I never tried the CE, but from a guy that loves Shorts, I'll make a recommendation for Super Partagas ... great little casual smoke with all of the Partagas pow that I love, at about 2/3 the price of a Short. Don't ever see any discussion about them, not even sure why I ordered them, but unless I got an exceptional box, its the best budget CC smoke out there in my (somewhat limited) experience.


----------



## shuckins (Jun 24, 2009)

pass on both,
go for the presidents!


----------



## Snake Hips (May 30, 2008)

Rodeo said:


> I never tried the CE, but from a guy that loves Shorts, I'll make a recommendation for Super Partagas ... great little casual smoke with all of the Partagas pow that I love, at about 2/3 the price of a Short. Don't ever see any discussion about them, not even sure why I ordered them, but unless I got an exceptional box, its the best budget CC smoke out there in my (somewhat limited) experience.


There is a certain following of smokers who believe the Super Partagas is the best of the brand; unique flavors not found elsewhere in the marque, unique vitola, and great value.

I believe the Petite Coronas Especiales are discontinued, so I'd buy those regardless, with their reputation. The Shorts will be around, the PCEs won't.


----------



## bimmian (Jul 13, 2009)

Not sure on production status of the PCEs, but I did just buy my first box a couple of months ago and it's almost halfway gone already lol. I love the Shorts, also, but the PCEs have a certain raw, earthy power about them that makes them really terrific if you're in the mood for that (which I usually am). As a bonus, only a couple so far have been tight, and neither was anywhere near "unsmokeable", just a bit uncomfortable to draw from.

The Shorts are smoother, IMHO, and easier to nub (for me, at least). The PCEs are really terrific, though. Spicy, earthy tobacco, peppery towards the finish line and quite intense for their size. They seem to be more bitter at the end, but I suspect that would disappear if I had the patience to let them rest longer before setting them on fire, lol.

Try 'em both... I wanna say to sample the Shorts first, but if Snake is correct about the PCEs being discontinued, definitely get those before they become hard to find and overpriced!
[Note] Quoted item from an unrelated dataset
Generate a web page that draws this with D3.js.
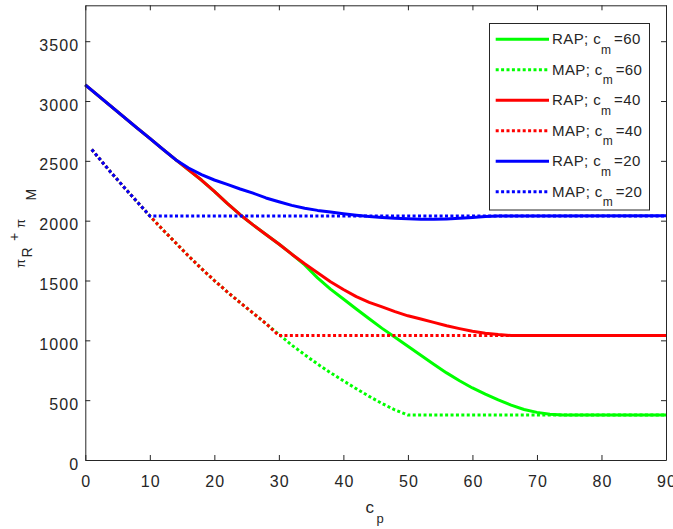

Plus, at their price point for a long-filler handmade, you really cant go wrong anyway... They're definitely a cheaper alternative to the Shorts, regardless of personal preference.

Hope that helped a little bit!


----------



## Rodeo (May 25, 2009)

I have a box of Petite Coronas Especiales on the way, based on the recommendations by my fine BOTLs here ...


----------



## ferks012 (Nov 13, 2009)

You will love them.... I got 2 boxes and smoked one ROTT and it just about blew my socks off!!!


----------



## Windigo (Oct 3, 2009)

Shorts are a great smoke!


----------



## asmartbull (Aug 16, 2009)

shuckins said:


> pass on both,
> go for the presidents!


Seams a lot of places are "out of stock"......:frusty:


----------



## Rodeo (May 25, 2009)

ferks012 said:


> You will love them.... I got 2 boxes and smoked one ROTT and it just about blew my socks off!!!


My box of PCE's got here in record time, wow!

TEB SEP 08

They look just like the Super Partagas ... have to compare sizes when I get home.

What's the box code on your that are smoking so well?

Steve


----------



## bimmian (Jul 13, 2009)

Shoots, sorry Steve I didn't see that last post till now!
LSO MAR 08 is/was smoking nice! - Mike.


----------



## Cadillac (Feb 28, 2007)

Just received my two boxes of Especiales. Lit one up right away. What an excellent smoke for the price! I have a cab of shorts that are very good, but these Especiales are an excellent smoke for the price range.


----------



## eyesack (Jul 19, 2009)

I have my PCE's here. Gonna fire one up soon, trying to hold off!


----------